START

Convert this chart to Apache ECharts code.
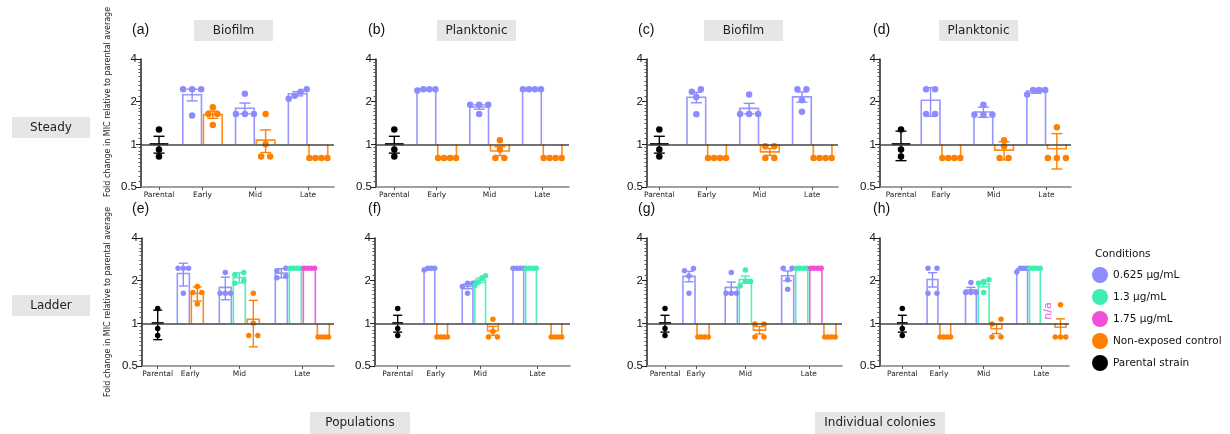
<!DOCTYPE html>
<html>
<head>
<meta charset="utf-8">
<script src="https://cdn.jsdelivr.net/npm/echarts@6/dist/echarts.min.js"></script>
<style>
html, body { margin: 0; padding: 0; background: #fff; }
#chart { width: 1230px; height: 434px; }
</style>
</head>
<body>
<div id="chart"></div>
<script>
const conditions = ['0.625 µg/mL', '1.3 µg/mL', '1.75 µg/mL', 'Non-exposed control', 'Parental strain'];
const condColors = ['#8c8cff', '#3eeeb0', '#f050d8', '#ff8000', '#000000'];
const stages = ['Parental', 'Early', 'Mid', 'Late'];

// parental strain, same three replicates in every panel
const parentalDots = [1.27, 0.92, 0.82];

// condition of each bar slot (index into conditions)
const steadySlots = [0, 3, 0, 3, 0, 3];          // Early, Mid, Late
const ladderSlots = [0, 3, 0, 1, 3, 0, 1, 2, 3]; // Early | Mid | Late

// individual fold changes per bar, in slot order
const dotsA = [[2.45, 2.45, 2.45, 1.6], [1.83, 1.64, 1.64, 1.37], [2.27, 1.64, 1.64, 1.64], [1.64, 1.0, 0.82, 0.82], [2.35, 2.45, 2.2, 2.1], [0.8, 0.8, 0.8, 0.8]];
const dotsB = [[2.4, 2.45, 2.45, 2.45], [0.8, 0.8, 0.8, 0.8], [1.9, 1.9, 1.9, 1.64], [1.07, 0.92, 0.8, 0.8], [2.45, 2.45, 2.45, 2.45], [0.8, 0.8, 0.8, 0.8]];
const dotsC = [[2.35, 2.45, 2.16, 1.63], [0.8, 0.8, 0.8, 0.8], [2.25, 1.64, 1.64, 1.64], [0.97, 0.97, 0.8, 0.8], [2.45, 2.45, 2.05, 1.7], [0.8, 0.8, 0.8, 0.8]];
const dotsD = [[2.45, 2.45, 1.64, 1.64], [0.8, 0.8, 0.8, 0.8], [1.9, 1.62, 1.62, 1.62], [1.07, 0.97, 0.8, 0.8], [2.42, 2.42, 2.42, 2.25], [1.32, 0.8, 0.8, 0.8]];
const dotsE = [[2.45, 2.45, 2.45, 1.63], [1.82, 1.65, 1.65, 1.37], [2.28, 1.63, 1.63, 1.63], [2.28, 2.2, 2.0, 1.92], [1.63, 1.0, 0.82, 0.82], [2.45, 2.35, 2.15, 2.1], [2.45, 2.45, 2.45, 2.45], [2.45, 2.45, 2.45, 2.45], [0.8, 0.8, 0.8, 0.8]];
const dotsF = [[2.38, 2.45, 2.45, 2.45], [0.8, 0.8, 0.8, 0.8], [1.92, 1.92, 1.82, 1.63], [2.1, 2.17, 1.95, 1.85], [1.07, 0.88, 0.8, 0.8], [2.45, 2.45, 2.45, 2.45], [2.45, 2.45, 2.45, 2.45], [], [0.8, 0.8, 0.8, 0.8]];
const dotsG = [[2.35, 2.44, 2.16, 1.63], [0.8, 0.8, 0.8, 0.8], [2.28, 1.63, 1.63, 1.63], [2.38, 1.97, 1.97, 1.84], [0.99, 0.99, 0.8, 0.8], [2.45, 2.45, 2.03, 1.74], [2.45, 2.45, 2.45, 2.45], [2.45, 2.45, 2.45, 2.45], [0.8, 0.8, 0.8, 0.8]];
const dotsH = [[2.45, 2.45, 1.63, 1.63], [0.8, 0.8, 0.8, 0.8], [1.94, 1.65, 1.65, 1.65], [2.03, 1.97, 1.92, 1.65], [1.07, 0.99, 0.8, 0.8], [2.45, 2.45, 2.45, 2.3], [2.45, 2.45, 2.45, 2.45], null, [1.35, 0.8, 0.8, 0.8]];

// layout of the two rows (slot positions in bar widths, relative to first bar)
const rows = [
  { top: 59, height: 128, slotX: [0, 1, 2.55, 3.55, 5.1, 6.1], stageX: [0.5, 3.05, 5.6], cond: steadySlots, dot: 6.5, cap: 11, maxStep: 9, span: 18, letterY: 31 },
  { top: 238, height: 128, slotX: [0, 1, 3, 4, 5, 7, 8, 9, 10], stageX: [0.5, 4, 8.5], cond: ladderSlots, dot: 5.5, cap: 9, maxStep: 9, span: 10.5, letterY: 210 }
];
const panels = [
  { letter: '(a)', row: 0, dots: dotsA, err: 'sem', left: 141, right: 334, parental: 159, unit: 20.7, offset: 1.6, lx: 132 },
  { letter: '(b)', row: 0, dots: dotsB, err: 'sem', left: 376, right: 569, parental: 394.3, unit: 20.7, offset: 1.55, lx: 368 },
  { letter: '(c)', row: 0, dots: dotsC, err: 'sem', left: 647, right: 838, parental: 659.3, unit: 20.7, offset: 1.79, lx: 638 },
  { letter: '(d)', row: 0, dots: dotsD, err: 'sd', left: 880, right: 1071, parental: 901, unit: 20.7, offset: 1.43, lx: 873 },
  { letter: '(e)', row: 1, dots: dotsE, err: 'sd', left: 142, right: 334, parental: 157.7, unit: 14, offset: 1.83, lx: 132 },
  { letter: '(f)', row: 1, dots: dotsF, err: 'sem', left: 375, right: 570, parental: 397.7, unit: 12.7, offset: 2.5, lx: 368 },
  { letter: '(g)', row: 1, dots: dotsG, err: 'sem', left: 647, right: 842, parental: 665, unit: 14.1, offset: 1.7, lx: 638 },
  { letter: '(h)', row: 1, dots: dotsH, err: 'sem', left: 880, right: 1069, parental: 902.3, unit: 12.8, offset: 2.36, lx: 873 }
];

const FONT = 'DejaVu Sans';

function mean(v) { return v.reduce((s, x) => s + x, 0) / v.length; }
function errOf(v, kind) {
  const m = mean(v);
  const sd = Math.sqrt(v.reduce((s, x) => s + (x - m) * (x - m), 0) / (v.length - 1));
  return kind === 'sd' ? sd : sd / Math.sqrt(v.length);
}
// spread dots that would sit on top of each other
function swarm(vals, maxStep, span) {
  const idx = vals.map((v, i) => i).sort((i, j) => vals[i] - vals[j]);
  const groups = [];
  idx.forEach(i => {
    const g = groups[groups.length - 1];
    if (g && Math.abs(Math.log2(vals[i]) - Math.log2(vals[g[g.length - 1]])) < 0.12) g.push(i);
    else groups.push([i]);
  });
  const off = new Array(vals.length).fill(0);
  groups.forEach(g => {
    const step = g.length > 1 ? Math.min(maxStep, span / (g.length - 1)) : 0;
    g.forEach((i, k) => { off[i] = (k - (g.length - 1) / 2) * step; });
  });
  return off;
}

const grids = [], xAxes = [], yAxes = [], series = [], graphics = [];

panels.forEach((p, pi) => {
  const row = rows[p.row];
  grids.push({ left: p.left, top: row.top, width: p.right - p.left, height: row.height });
  const tickVals = [0].concat(row.stageX.map(s => p.offset + s));
  xAxes.push({
    type: 'value', gridIndex: pi,
    min: (p.left - p.parental) / p.unit, max: (p.right - p.parental) / p.unit,
    axisLine: { onZero: false, lineStyle: { color: '#808080', width: 1.5 } },
    axisTick: { customValues: tickVals, length: 3, lineStyle: { color: '#555' } },
    axisLabel: {
      customValues: tickVals, fontFamily: FONT, fontSize: 7.5, color: '#222', margin: 4,
      formatter: v => {
        let best = 0;
        tickVals.forEach((t, k) => { if (Math.abs(t - v) < Math.abs(tickVals[best] - v)) best = k; });
        return stages[best];
      }
    },
    splitLine: { show: false }
  });
  yAxes.push({
    type: 'log', logBase: 2, gridIndex: pi, min: 0.5, max: 4,
    axisLine: { show: true, onZero: false, lineStyle: { color: '#222', width: 1.5 } },
    axisTick: { show: true, length: 5, lineStyle: { color: '#222' } },
    minorTick: { show: true, splitNumber: 10, length: 2.5, lineStyle: { color: '#555' } },
    axisLabel: { fontFamily: 'Liberation Sans', fontSize: 11.5, color: '#111', margin: 4 },
    splitLine: { show: false }
  });

  // bars + parental mean
  const barData = [[0, mean(parentalDots), errOf(parentalDots, p.err), 4]];
  const naData = [];
  const dotSeries = {};
  const pushDots = (ci, x, vals) => {
    const off = swarm(vals, row.maxStep / p.unit, row.span / p.unit);
    (dotSeries[ci] = dotSeries[ci] || []).push(...vals.map((v, k) => [x + off[k], v]));
  };
  pushDots(4, 0, parentalDots);
  p.dots.forEach((vals, s) => {
    const ci = row.cond[s];
    const x = p.offset + row.slotX[s];
    if (vals === null) { naData.push([x, 1.22]); return; }
    if (!vals.length) return;
    barData.push([x, mean(vals), errOf(vals, p.err), ci]);
    pushDots(ci, x, vals);
  });

  series.push({
    type: 'custom', xAxisIndex: pi, yAxisIndex: pi, z: 2, silent: true,
    data: barData,
    renderItem: (params, api) => {
      const x = api.value(0), m = api.value(1), e = api.value(2), c = api.value(3);
      const color = condColors[c];
      const base = api.coord([x, 1]);
      const l = api.coord([x - 0.5, m]), r = api.coord([x + 0.5, m]);
      const hi = api.coord([x, m + e]), lo = api.coord([x, m - e]);
      const children = [];
      if (c === 4) {
        children.push({ type: 'line', shape: { x1: l[0] + 1, y1: l[1], x2: r[0] - 1, y2: r[1] }, style: { stroke: color, lineWidth: 2 } });
      } else {
        children.push({ type: 'polyline', shape: { points: [[l[0] + 1, base[1]], [l[0] + 1, l[1]], [r[0] - 1, r[1]], [r[0] - 1, base[1]]] }, style: { stroke: color, fill: null, lineWidth: 1.6, opacity: 0.9 } });
      }
      if (e > 0.001) {
        const hw = row.cap / 2;
        children.push({ type: 'line', shape: { x1: hi[0], y1: hi[1], x2: lo[0], y2: lo[1] }, style: { stroke: color, lineWidth: 1.4 } });
        children.push({ type: 'line', shape: { x1: hi[0] - hw, y1: hi[1], x2: hi[0] + hw, y2: hi[1] }, style: { stroke: color, lineWidth: 1.4 } });
        children.push({ type: 'line', shape: { x1: lo[0] - hw, y1: lo[1], x2: lo[0] + hw, y2: lo[1] }, style: { stroke: color, lineWidth: 1.4 } });
      }
      return { type: 'group', children };
    },
    markLine: {
      silent: true, symbol: 'none', label: { show: false },
      lineStyle: { color: '#444', width: 1.5, type: 'solid' },
      data: [{ yAxis: 1 }]
    }
  });

  if (naData.length) {
    series.push({
      type: 'custom', xAxisIndex: pi, yAxisIndex: pi, z: 4, silent: true, data: naData,
      renderItem: (params, api) => {
        const pt = api.coord([api.value(0), api.value(1)]);
        return { type: 'text', x: pt[0], y: pt[1], rotation: Math.PI / 2,
          style: { text: 'n/a', fill: condColors[2], font: '11px "DejaVu Sans"', align: 'center', verticalAlign: 'middle' } };
      }
    });
  }

  Object.keys(dotSeries).forEach(ci => {
    series.push({
      type: 'scatter', name: conditions[ci], xAxisIndex: pi, yAxisIndex: pi, z: 3, silent: true,
      symbol: 'circle', symbolSize: row.dot,
      itemStyle: { color: condColors[ci], opacity: 1 },
      data: dotSeries[ci]
    });
  });

  graphics.push({ type: 'text', left: p.lx, top: row.letterY - 8,
    style: { text: p.letter, font: '14px "Liberation Sans"', fill: '#111' } });
});

const boxes = [
  { x: 194, y: 20, w: 79, h: 21, text: 'Biofilm' },
  { x: 437, y: 20, w: 79, h: 21, text: 'Planktonic' },
  { x: 704, y: 20, w: 79, h: 21, text: 'Biofilm' },
  { x: 939, y: 20, w: 79, h: 21, text: 'Planktonic' },
  { x: 12, y: 117, w: 78, h: 21, text: 'Steady' },
  { x: 12, y: 295, w: 78, h: 21, text: 'Ladder' },
  { x: 310, y: 412, w: 100, h: 22, text: 'Populations' },
  { x: 815, y: 412, w: 130, h: 22, text: 'Individual colonies' }
];
boxes.forEach(b => {
  graphics.push({ type: 'rect', shape: { x: b.x, y: b.y, width: b.w, height: b.h }, style: { fill: '#e6e6e6' }, silent: true });
  graphics.push({ type: 'text', x: b.x + b.w / 2, y: b.y + b.h / 2,
    style: { text: b.text, font: '12px "DejaVu Sans"', fill: '#222', align: 'center', verticalAlign: 'middle' } });
});
[102, 302].forEach(cy => {
  graphics.push({ type: 'text', x: 108, y: cy, rotation: Math.PI / 2,
    style: { text: 'Fold change in MIC relative to parental average', font: '8px "DejaVu Sans"', fill: '#222', align: 'center', verticalAlign: 'middle' } });
});
graphics.push({ type: 'text', x: 1095, y: 254,
  style: { text: 'Conditions', font: '10.5px "DejaVu Sans"', fill: '#111', verticalAlign: 'middle' } });

const chart = echarts.init(document.getElementById('chart'));
chart.setOption({
  animation: false,
  backgroundColor: '#fff',
  grid: grids,
  xAxis: xAxes,
  yAxis: yAxes,
  legend: {
    orient: 'vertical', left: 1087, top: 262, itemWidth: 16, itemHeight: 16, itemGap: 6,
    icon: 'circle', data: conditions, selectedMode: false,
    textStyle: { fontFamily: FONT, fontSize: 10.5, color: '#111' }
  },
  graphic: graphics,
  series: series
});
</script>
</body>
</html>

END

§ Written request: Print, exactly as written, the lines above from the first one to the one containing "const stages = ['Parental', 'Early', 'Mid', 'Late'];". Leave out pictures.

§ Worked solution:
Convert this chart to Apache ECharts code.
<!DOCTYPE html>
<html>
<head>
<meta charset="utf-8">
<script src="https://cdn.jsdelivr.net/npm/echarts@6/dist/echarts.min.js"></script>
<style>
html, body { margin: 0; padding: 0; background: #fff; }
#chart { width: 1230px; height: 434px; }
</style>
</head>
<body>
<div id="chart"></div>
<script>
const conditions = ['0.625 µg/mL', '1.3 µg/mL', '1.75 µg/mL', 'Non-exposed control', 'Parental strain'];
const condColors = ['#8c8cff', '#3eeeb0', '#f050d8', '#ff8000', '#000000'];
const stages = ['Parental', 'Early', 'Mid', 'Late'];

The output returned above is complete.